● **INSTRUCTIONS TO FOLLOW**
Restate, exactly and without pictures, the lines from the start of the listing below through the line holding "(0,0) rectangle (436,396);".

┌──

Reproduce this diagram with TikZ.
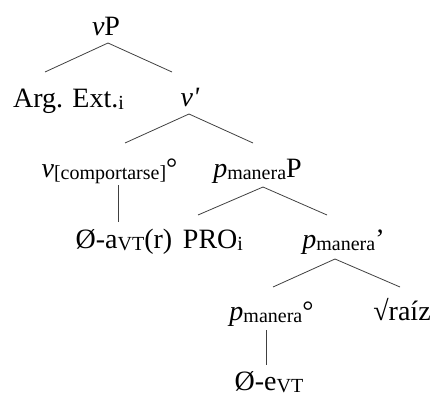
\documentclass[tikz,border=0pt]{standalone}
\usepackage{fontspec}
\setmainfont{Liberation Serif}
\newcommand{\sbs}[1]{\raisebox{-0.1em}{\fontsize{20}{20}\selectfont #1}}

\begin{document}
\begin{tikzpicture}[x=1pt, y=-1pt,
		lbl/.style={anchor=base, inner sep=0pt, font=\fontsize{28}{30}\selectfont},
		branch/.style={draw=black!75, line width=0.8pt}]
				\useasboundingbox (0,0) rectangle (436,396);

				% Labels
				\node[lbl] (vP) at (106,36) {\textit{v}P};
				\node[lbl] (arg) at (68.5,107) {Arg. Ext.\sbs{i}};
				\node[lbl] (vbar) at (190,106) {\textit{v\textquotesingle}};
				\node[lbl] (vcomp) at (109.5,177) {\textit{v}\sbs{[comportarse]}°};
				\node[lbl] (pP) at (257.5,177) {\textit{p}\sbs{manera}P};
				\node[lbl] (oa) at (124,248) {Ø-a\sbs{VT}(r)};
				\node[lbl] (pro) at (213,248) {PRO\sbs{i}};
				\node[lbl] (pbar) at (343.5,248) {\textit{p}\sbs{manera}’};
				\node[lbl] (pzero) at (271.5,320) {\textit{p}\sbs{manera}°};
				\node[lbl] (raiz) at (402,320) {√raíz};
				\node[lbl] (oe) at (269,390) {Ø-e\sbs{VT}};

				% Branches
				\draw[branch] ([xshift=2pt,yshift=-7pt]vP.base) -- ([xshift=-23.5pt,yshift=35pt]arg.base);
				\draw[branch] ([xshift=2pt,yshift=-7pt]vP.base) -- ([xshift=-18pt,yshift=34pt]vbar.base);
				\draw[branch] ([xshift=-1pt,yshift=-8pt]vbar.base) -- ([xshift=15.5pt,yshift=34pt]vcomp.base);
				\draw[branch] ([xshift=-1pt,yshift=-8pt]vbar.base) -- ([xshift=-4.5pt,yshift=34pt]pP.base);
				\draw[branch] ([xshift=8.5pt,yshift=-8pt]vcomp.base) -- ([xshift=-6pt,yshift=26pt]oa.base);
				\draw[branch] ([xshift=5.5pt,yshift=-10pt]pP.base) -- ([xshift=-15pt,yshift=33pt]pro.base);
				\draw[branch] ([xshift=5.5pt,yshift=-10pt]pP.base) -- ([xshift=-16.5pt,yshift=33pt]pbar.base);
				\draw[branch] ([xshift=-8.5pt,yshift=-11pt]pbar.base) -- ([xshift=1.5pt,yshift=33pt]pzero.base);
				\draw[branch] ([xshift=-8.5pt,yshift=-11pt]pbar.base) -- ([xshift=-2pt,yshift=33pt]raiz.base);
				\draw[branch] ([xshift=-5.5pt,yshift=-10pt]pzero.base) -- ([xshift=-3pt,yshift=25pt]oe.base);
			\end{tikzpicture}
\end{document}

└──

● **RESULT FOR THIS TASK**
Reproduce this diagram with TikZ.
\documentclass[tikz,border=0pt]{standalone}
\usepackage{fontspec}
\setmainfont{Liberation Serif}
\newcommand{\sbs}[1]{\raisebox{-0.1em}{\fontsize{20}{20}\selectfont #1}}

\begin{document}
\begin{tikzpicture}[x=1pt, y=-1pt,
		lbl/.style={anchor=base, inner sep=0pt, font=\fontsize{28}{30}\selectfont},
		branch/.style={draw=black!75, line width=0.8pt}]
				\useasboundingbox (0,0) rectangle (436,396);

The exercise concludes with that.